The Island
- Bookjacket for The Island
- Author: Victoria Hislop
- Language: English
- Publisher: Headline Review
- Publication date: 6 June 2005
- Publication place: United Kingdom
- Media type: Print (Hardback & Paperback)
- Pages: 473 pp
- ISBN: 978-0-7553-0950-4
- OCLC: 57750452

= The Island (Hislop novel) =

2005 novel by Victoria Hislop

The Island is a historical novel written by Victoria Hislop. It won several awards including Newcomer of the Year at the 2007 British Book Awards. The book was nominated for the Book of the Year award at the same event.

==Plot==

The novel is set on the island of Spinalonga, off the coast of Crete, and on the village of Plaka which lies within swimming distance across the bay from it. The Island tells the story of Alexis Fielding, a 25-year-old on the cusp of a life-changing decision. Alexis knows little or nothing about her family's past and has always resented her mother for refusing to discuss it. She knows only that her mother, Sofia, grew up in Plaka, a small Cretan village, before moving to London.

Making her first visit to Crete to see the village where her mother was born, Alexis discovers that the village of Plaka faces the small, now deserted island of Spinalonga. Alexis is shocked and surprised to learn the deserted island was Greece's leper colony for much of the 20th century. It is here that Alexis meets an old friend of her mother's, Fotini. The older woman is prepared to tell her for the first time the whole tragic story of her family.

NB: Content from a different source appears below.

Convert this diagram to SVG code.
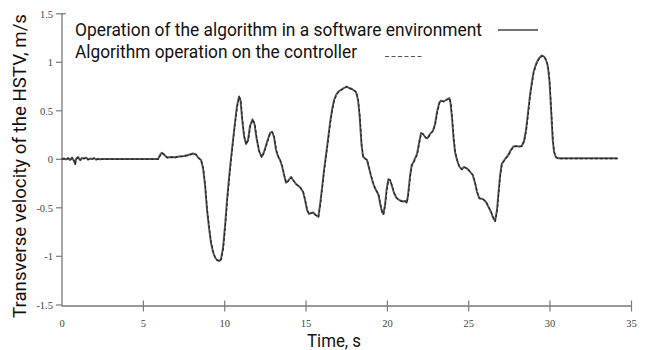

What Fotini tells Alexis is shocking and tragic, it is the story which Sofia has spent her life concealing: the story of Eleni, her grandmother, and of a family torn apart by tragedy, war and passion. Eleni has two children, called Maria and Anna with her husband Georgio. She discovers how intimately she is connected with the island and with the horror and pity of the leper colony which was once there, and learns too that the secrets of the past have the power to change the future.

==TV adaptation==

Mega Channel Greece produced a 26-episode television series called To Nisi (The Island), based on the book; the series premiered on 11 October 2010. With a €4 million budget, the series is the most expensive in Greek television history. During a pre-premiere press screening, the show has received positive critical reception and is reportedly being eyed by foreign networks. Initial thoughts by Mega Channel were to make a film out of the novel, but they finally decided upon a 26 episode television series instead. Mirella Papaeconomou primarily took on the script’s adaptation, and with Hislop’s permission added stories and characters that do not exist in the novel, mostly to fill in the time of an entire TV season as well as enrich the book. Hislop has actively participated in the entire process with ideas, suggestions and observations. Shooting began in December 2009 on location on the island of Crete.